Designing and manufacturing economically viable product solutions requires we first carefully listen to aircraft owners and pilots to zero-in on a common problem, frustration, safety, or inconvenience.
Our corporate philosophy is that successful products must provide a solution that solves a problem in a well engineered, elegant, and efficient design. Products must significantly enhance a pilot’s ability to utilize his aircraft, save time, reduce operating and maintenance costs, and increases dispatch reliability.
Under promise and over deliver is a hallmark of how we approach each new product design and development process. Many manufacturers are quick to bring a new idea to market which then requires ongoing updates and modifications to meet originally envisioned design, performance, and longevity objectives. Conversely, Hansen Aerospace frequently spends years refining, re-engineering, testing and re-testing in an effort to minimize the need for future updates and modifications.
A case in point is the highly successful Hansen Aerospace G3-GDL5 nose landing gear drag link, designed for the Glasair III high performance single. This product has been in service since 2016 and has prevented numerous impending nose gear collapses, all without a single failure, product return, or design modification.
Astrophysics & Astronomical Research
Hansen Aerospace is proud to actively participate and contribute to the International Year of Astronomy 2009 astronomical research project designated Einstein At Home, supported by the Max Planck Society.

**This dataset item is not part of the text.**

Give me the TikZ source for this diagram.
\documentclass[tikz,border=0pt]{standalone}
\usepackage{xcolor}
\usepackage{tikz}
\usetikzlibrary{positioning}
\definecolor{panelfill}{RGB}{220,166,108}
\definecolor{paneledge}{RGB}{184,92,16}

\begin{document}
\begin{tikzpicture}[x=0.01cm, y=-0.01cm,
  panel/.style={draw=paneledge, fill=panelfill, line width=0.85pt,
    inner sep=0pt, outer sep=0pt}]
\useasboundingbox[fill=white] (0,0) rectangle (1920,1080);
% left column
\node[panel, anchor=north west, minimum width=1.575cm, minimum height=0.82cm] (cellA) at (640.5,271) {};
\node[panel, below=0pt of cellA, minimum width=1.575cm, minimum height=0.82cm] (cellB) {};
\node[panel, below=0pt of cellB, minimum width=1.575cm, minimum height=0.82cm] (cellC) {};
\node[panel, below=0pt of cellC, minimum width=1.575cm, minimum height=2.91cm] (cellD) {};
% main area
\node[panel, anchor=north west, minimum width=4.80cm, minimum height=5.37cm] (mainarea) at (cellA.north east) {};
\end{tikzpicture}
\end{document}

As of December 2018, through the process of distributed computing, Hansen Aerospace has provided over 1,000,000 teraFLOPS of computational resources in searching for weak astrophysical signals. Signal variations from spinning neutron stars (often called pulsars) are analyzed using data from the twin Laser Interferometer Gravitational-wave Observatory (LIGO) detectors located in Washington and Louisiana, the Arecibo radio telescope in Puerto Rico, and the Fermi gamma-ray telescope in low-earth orbit. Since it’s inception the research project has discovered over fifty new neutron stars, and we hope to find many more.

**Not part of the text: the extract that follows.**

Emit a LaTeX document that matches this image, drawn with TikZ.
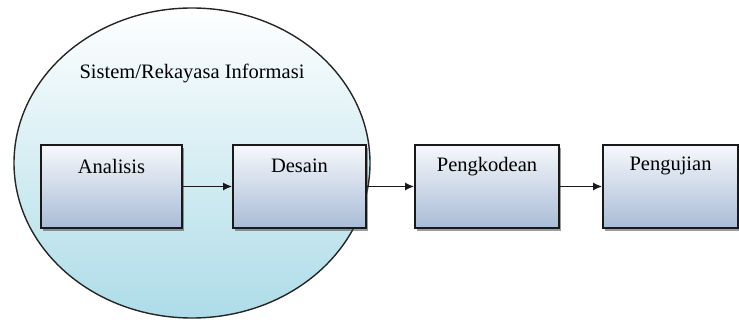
\documentclass[tikz,border=0pt]{standalone}
\usepackage{fontspec}
\setmainfont{Liberation Serif}
\newfontfamily\labelfont{Liberation Serif}
\usetikzlibrary{arrows.meta,shadows,calc}
\definecolor{boxtop}{HTML}{F6F8FC}
\definecolor{boxbot}{HTML}{A9BCD6}
\definecolor{elltop}{HTML}{FFFFFF}
\definecolor{ellbot}{HTML}{ADDCE8}
\tikzset{
  stage/.style={draw=black!90, line width=1.6pt, top color=boxtop, bottom color=boxbot,
    minimum width=#1, minimum height=83pt, inner sep=0pt,
    drop shadow={shadow xshift=2pt, shadow yshift=-3pt, opacity=0.55, fill=black!70}},
  stagetext/.style={font=\labelfont\fontsize{20.5}{23}\selectfont, anchor=center},
  flow/.style={draw=black!90, line width=1.6pt, -{Latex[length=9pt,width=8pt]}},
  region/.style={draw=black!85, line width=1.4pt, top color=elltop, bottom color=ellbot}
}
\begin{document}
\begin{tikzpicture}[x=1pt,y=-1pt]
  \useasboundingbox (0,0) rectangle (739,323);
  % outer region
  \path[region] (192,163) ellipse [x radius=178pt, y radius=155pt];
  \node[stagetext] (title) at (192,73) {Sistem/Rekayasa Informasi};
  % stages
  \node[stage=141pt] (ana) at (111.5,186.5) {};
  \node[stage=133pt] (des) at (299.5,186.5) {};
  \node[stage=144pt] (kod) at (487,186.5) {};
  \node[stage=135pt] (uji) at (670.5,186.5) {};
  \node[stagetext] at ($(ana.north)+(0,22)$) {Analisis};
  \node[stagetext] at ($(des.north)+(0,22)$) {Desain};
  \node[stagetext] at ($(kod.north)+(0,22)$) {Pengkodean};
  \node[stagetext] at ($(uji.north)+(0,22)$) {Pengujian};
  % connectors
  \draw[flow] (ana.east) -- (des.west);
  \draw[flow] (des.east) -- (kod.west);
  \draw[flow] (kod.east) -- (uji.west);
\end{tikzpicture}
\end{document}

In conjunction with the American Physical Society, the US National Science Foundation, and the Max Planck Society, Hansen Aerospace's long-term goal is to assist in making the first direct detections of gravitational-wave emission from spinning neutron stars. Gravitational waves were predicted by Albert Einstein a century ago, and were directly seen for the first time on September 14, 2015. This observation of gravitational waves from a pair of merging black holes opens up a new window on the universe, and ushers in a new era in astronomy.